● **SHORT EXERCISE**
Return the lines below exactly, from the first line to the line that contains "(b6) at (12,557)". Leave out pictures.

● **SOURCE EXCERPT**

:::::

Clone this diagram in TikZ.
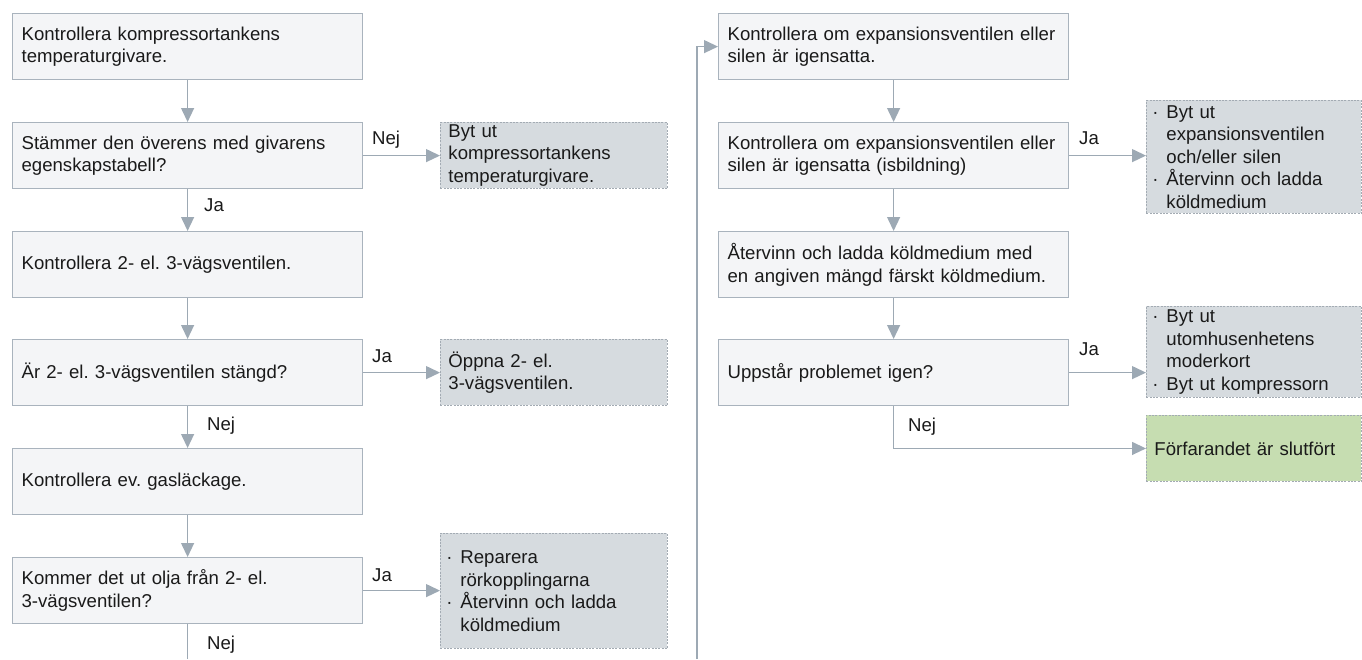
\documentclass[tikz,border=0pt]{standalone}
\usepackage{fontspec}
\setmainfont{Liberation Sans}
\usetikzlibrary{arrows.meta,calc}
\frenchspacing

\definecolor{edgeclr}{HTML}{9DA9B4}
\definecolor{boxline}{HTML}{A9B3BD}
\definecolor{boxfill}{HTML}{F4F5F7}
\definecolor{notefill}{HTML}{D6DBDF}
\definecolor{noteline}{HTML}{A3ABB3}
\definecolor{donefill}{HTML}{C6DDB1}
\definecolor{txt}{HTML}{1A1A1A}

% bullet item and its continuation line, never broken
\newcommand\itm[1]{\mbox{\makebox[16pt][l]{\hspace{2pt}·}#1}}
\newcommand\cont[1]{\mbox{\hspace*{16pt}#1}}

\tikzset{
  stepbox/.style={draw=boxline, fill=boxfill, line width=1.2pt,
    anchor=north west, inner xsep=9pt, inner ysep=0pt,
    text width=#1-18pt, minimum height=66pt, align=left,
    font=\fontsize{18.6}{22.5}\selectfont, text=txt},
  notebox/.style={draw=noteline, fill=notefill, line width=0.9pt,
    dash pattern=on 2pt off 1.3pt,
    anchor=north west, inner xsep=8pt, inner ysep=0pt,
    text width=#1-16pt, align=left,
    font=\fontsize{18.6}{22.5}\selectfont, text=txt},
  bulbox/.style={notebox=#1, inner xsep=4pt, text width=#1-8pt},
  donebox/.style={notebox=#1, fill=donefill},
  arr/.style={draw=edgeclr, line width=1.3pt,
    -{Triangle[length=14pt,width=13pt,fill=edgeclr]}},
  ln/.style={draw=edgeclr, line width=1.3pt},
  lbl/.style={anchor=base west, inner sep=0pt,
    font=\fontsize{18.6}{22.5}\selectfont, text=txt},
}

\begin{document}
\begin{tikzpicture}[x=1pt, y=-1pt]
\useasboundingbox (0,0) rectangle (1362,659);

% left column
\node[stepbox=350pt] (b1) at (12,13) {Kontrollera kompressortankens\\temperaturgivare.};
\node[stepbox=350pt] (b2) at (12,122) {Stämmer den överens med givarens\\egenskapstabell?};
\node[stepbox=350pt] (b3) at (12,231) {Kontrollera 2- el. 3-vägsventilen.};
\node[stepbox=350pt] (b4) at (12,339) {Är 2- el. 3-vägsventilen stängd?};
\node[stepbox=350pt] (b5) at (12,448) {Kontrollera ev. gasläckage.};
\node[stepbox=350pt] (b6) at (12,557) {Kommer det ut olja från 2- el.\\3-vägsventilen?};

% left notes
\node[notebox=227pt, minimum height=66pt] (s1) at (440,122) {Byt ut\\kompressortankens\\temperaturgivare.};
\node[notebox=227pt, minimum height=66pt] (s2) at (440,339) {Öppna 2- el.\\3-vägsventilen.};
\node[bulbox=227pt, minimum height=115pt] (s3) at (440,533) {\itm{Reparera}\\\cont{rörkopplingarna}\\\itm{Återvinn och ladda}\\\cont{köldmedium}};

% right column
\node[stepbox=350pt] (r1) at (718,13) {Kontrollera om expansionsventilen eller\\silen är igensatta.};
\node[stepbox=350pt] (r2) at (718,122) {Kontrollera om expansionsventilen eller\\silen är igensatta (isbildning)};
\node[stepbox=350pt] (r3) at (718,231) {Återvinn och ladda köldmedium med\\en angiven mängd färskt köldmedium.};
\node[stepbox=350pt] (r4) at (718,339) {Uppstår problemet igen?};

% right notes
\node[bulbox=215pt, minimum height=113pt] (t1) at (1146,100) {\itm{Byt ut}\\\cont{expansionsventilen}\\\cont{och/eller silen}\\\itm{Återvinn och ladda}\\\cont{köldmedium}};
\node[bulbox=215pt, minimum height=91pt] (t2) at (1146,306) {\itm{Byt ut}\\\cont{utomhusenhetens}\\\cont{moderkort}\\\itm{Byt ut kompressorn}};
\node[donebox=215pt, minimum height=66pt] (done) at (1146,415) {Förfarandet är slutfört};

% free ends at the lower edge
\coordinate (lout) at (b6.south |- 0,659);
\coordinate (rin) at (697,659);

% connectors, left column
\draw[arr] (b1.south) -- (b2.north);
\draw[arr] (b2.east) -- (b2.east -| s1.west);
\draw[arr] (b2.south) -- (b3.north);
\draw[arr] (b3.south) -- (b4.north);
\draw[arr] (b4.east) -- (b4.east -| s2.west);
\draw[arr] (b4.south) -- (b5.north);
\draw[arr] (b5.south) -- (b6.north);
\draw[arr] (b6.east) -- (b6.east -| s3.west);
\draw[ln] (b6.south) -- (lout);

% connectors, right column
\draw[arr] (rin) |- (r1.west);
\draw[arr] (r1.south) -- (r2.north);
\draw[arr] (r2.east) -- (r2.east -| t1.west);
\draw[arr] (r2.south) -- (r3.north);
\draw[arr] (r3.south) -- (r4.north);
\draw[arr] (r4.east) -- (r4.east -| t2.west);
\draw[arr] (r4.south) |- (done.west);

% branch labels
\node[lbl] (l1) at (372,144) {Nej};
\node[lbl] (l2) at (204,211) {Ja};
\node[lbl] (l3) at (372,362) {Ja};
\node[lbl] (l4) at (207,430) {Nej};
\node[lbl] (l5) at (372,581) {Ja};
\node[lbl] (l6) at (207,649) {Nej};
\node[lbl] (l7) at (1079,144) {Ja};
\node[lbl] (l8) at (1079,355) {Ja};
\node[lbl] (l9) at (908,431) {Nej};
\end{tikzpicture}
\end{document}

:::::

● **THE REPLY**
Clone this diagram in TikZ.
\documentclass[tikz,border=0pt]{standalone}
\usepackage{fontspec}
\setmainfont{Liberation Sans}
\usetikzlibrary{arrows.meta,calc}
\frenchspacing

\definecolor{edgeclr}{HTML}{9DA9B4}
\definecolor{boxline}{HTML}{A9B3BD}
\definecolor{boxfill}{HTML}{F4F5F7}
\definecolor{notefill}{HTML}{D6DBDF}
\definecolor{noteline}{HTML}{A3ABB3}
\definecolor{donefill}{HTML}{C6DDB1}
\definecolor{txt}{HTML}{1A1A1A}

% bullet item and its continuation line, never broken
\newcommand\itm[1]{\mbox{\makebox[16pt][l]{\hspace{2pt}·}#1}}
\newcommand\cont[1]{\mbox{\hspace*{16pt}#1}}

\tikzset{
  stepbox/.style={draw=boxline, fill=boxfill, line width=1.2pt,
    anchor=north west, inner xsep=9pt, inner ysep=0pt,
    text width=#1-18pt, minimum height=66pt, align=left,
    font=\fontsize{18.6}{22.5}\selectfont, text=txt},
  notebox/.style={draw=noteline, fill=notefill, line width=0.9pt,
    dash pattern=on 2pt off 1.3pt,
    anchor=north west, inner xsep=8pt, inner ysep=0pt,
    text width=#1-16pt, align=left,
    font=\fontsize{18.6}{22.5}\selectfont, text=txt},
  bulbox/.style={notebox=#1, inner xsep=4pt, text width=#1-8pt},
  donebox/.style={notebox=#1, fill=donefill},
  arr/.style={draw=edgeclr, line width=1.3pt,
    -{Triangle[length=14pt,width=13pt,fill=edgeclr]}},
  ln/.style={draw=edgeclr, line width=1.3pt},
  lbl/.style={anchor=base west, inner sep=0pt,
    font=\fontsize{18.6}{22.5}\selectfont, text=txt},
}

\begin{document}
\begin{tikzpicture}[x=1pt, y=-1pt]
\useasboundingbox (0,0) rectangle (1362,659);

% left column
\node[stepbox=350pt] (b1) at (12,13) {Kontrollera kompressortankens\\temperaturgivare.};
\node[stepbox=350pt] (b2) at (12,122) {Stämmer den överens med givarens\\egenskapstabell?};
\node[stepbox=350pt] (b3) at (12,231) {Kontrollera 2- el. 3-vägsventilen.};
\node[stepbox=350pt] (b4) at (12,339) {Är 2- el. 3-vägsventilen stängd?};
\node[stepbox=350pt] (b5) at (12,448) {Kontrollera ev. gasläckage.};
\node[stepbox=350pt] (b6) at (12,557) {Kommer det ut olja från 2- el.\\3-vägsventilen?};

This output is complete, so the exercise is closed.